Person A views a video like this and says, "Oh my gosh! That's horrifying! We can't allow the police to treat people that way!"

Person B views the same video and says: "That guy was lying all along. The way he acted in that video shows he was lying when he said he didn't do it. That's awesome police work that they finally got him to admit his crime. Thank goodness we have such great police!"

Some people can switch back and forth in their minds between being Person A and Person B, and this is a valuable skill. I can kind of do it; it's interesting to try to imagine what the prosecutor is going to say about this tape, to guess which little bits he/she will pick on to convince him/herself that the police acted appropriately.
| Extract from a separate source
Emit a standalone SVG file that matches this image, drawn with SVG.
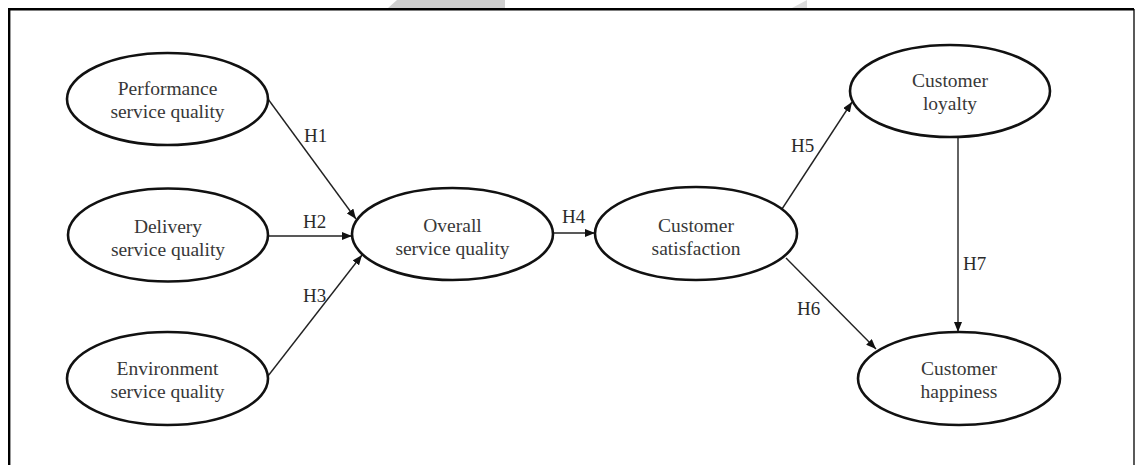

Other people don't even realize they have such a switch in their head; they're permanently programmed one way or the other. Where this programming comes from would be an interesting question to explore, but what matters is where the switch is set in people making policy and law. If Person A (i.e. a public defender) is making policy, defendants might get more of a fair shake. If Person B (hello John Ashcroft) is making policy, kiss your civil rights and liberties goodbye.

Note: We have a huge prison industry in our country; more people per capita are in prison here than in any other country in the world, I think . So how did we end up w/so many people switched to Person B?